Curiously, apart from mice, one thing I do get handy on is using the shift-stick in standard transmission vehicles. Though I can know the answer for that; I can just go to the UK and learn to drive on "the other side". Hey, I might even be a better driver over there ;)
"Try getting some left handed pens/pencils and watch the right-handed folks try to read the text on them....highly amusing. Or, get left-handed knives and watch the right-handers get frustrated because they can't cut a slice straight."
Bah. I'm a righty, and if it's a decent knife, I can use it just fine - provided I'm using it in the hand it's supposed to be used in. It just takes a little practice. Try getting some righties to live in a household with a lefty for a while, then develop some long lasting wrist problems in their right hands. They'll learn. They'll probably never get as good as they were with their dominant hands (which is a big reason why trying to force kids to switch over to being right handed is just stupid and cruel), but they'll gain basic competency in simple tasks.
I'm a lefty, and during my time at boarding school and the army this gave me one outstanding advantage. My Sunday punch came from the side no-one expected. Everyone knows that a lead from the left is a feint ... but mine wasn't.
Naturally the number of lefties is going up. Natural selection, folks.
You're absolutely right (er, I mean, you're absolutely correct).
As a Rightie, I nevertheless always unscrew difficult lids and bottle tops etc using my left hand as there is naturally more grip that way. When you see people getting stuck with this sort of thing, it's amazing to see the look on their face when you tell them to use their left hand and they suddenly find they can do it!
Well, statistically my family must be exceptional. Dad is left-handed but does virtually everything but write right-handed (due to upbringing probably). Mum is left handed and does most things that way. Then both my brothers and myself are all left handed as well (some things done right handed but that's because of availability of things, golf clubs are mostly right handed, scissors, etc, etc).

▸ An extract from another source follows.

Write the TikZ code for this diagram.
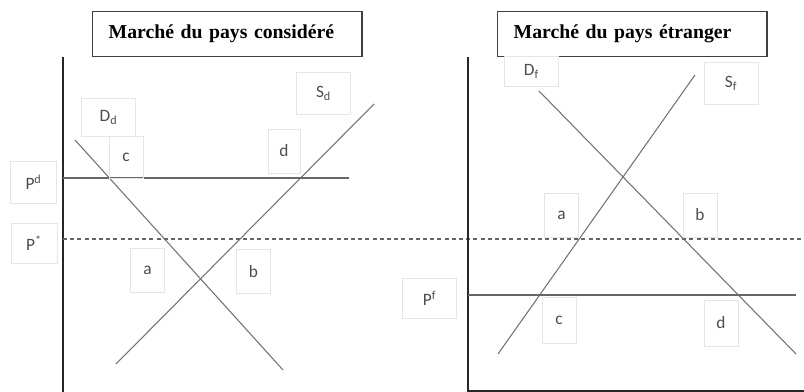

I do use a mouse right handed though but that's just because it's what I got used to when I first started using them.
So, all 5 members of the family are left handed, that's a massive statistically anomaly.
I'm not convinced that it's all that useful to describe people in such simple terms as "left handed" or "right handed".
My brother is clearly somewhere in between. Some things he does with his left hand, some with his right hand, some with either hand, and some with *both* hands (e.g. when painting, it's not uncommon to see him with a paintbrush in each hand!)
I on the other hand (ho ho) can hardly do *anything* worthwhile with my left hand, so I'm clearly more right handed than a lot of "right handed" people.
On the subject of left handed mice, I have no problem using them, it's only switching between the two arrangements that gives me pause to curse the lefties who insist on them. I'd be quite happy to use a left handed mouse all the time, or for them to use right handed all the time, but switching is just a pain in the neck...
Cheers & God bless
Sam "SammyTheSnake" Penny
I had my left hand taped to the desk at school in Northamptonshire in 1970 and made to write right handed.
I had already been taught to write left handed at home before school, and for years used both.
Even now I use both hands evenly for most 'normal' things; right hand for writing (because I use ink pens and don't like smudging); and left for 'heavy', manual jobs.
And there are many jobs that I don't know which way round is left or right handed - pitch fork, shovel, etc.
I suppose that it's only 'private' things where you can truly go for the most comfortable way - so which five fingers do you shuffle with?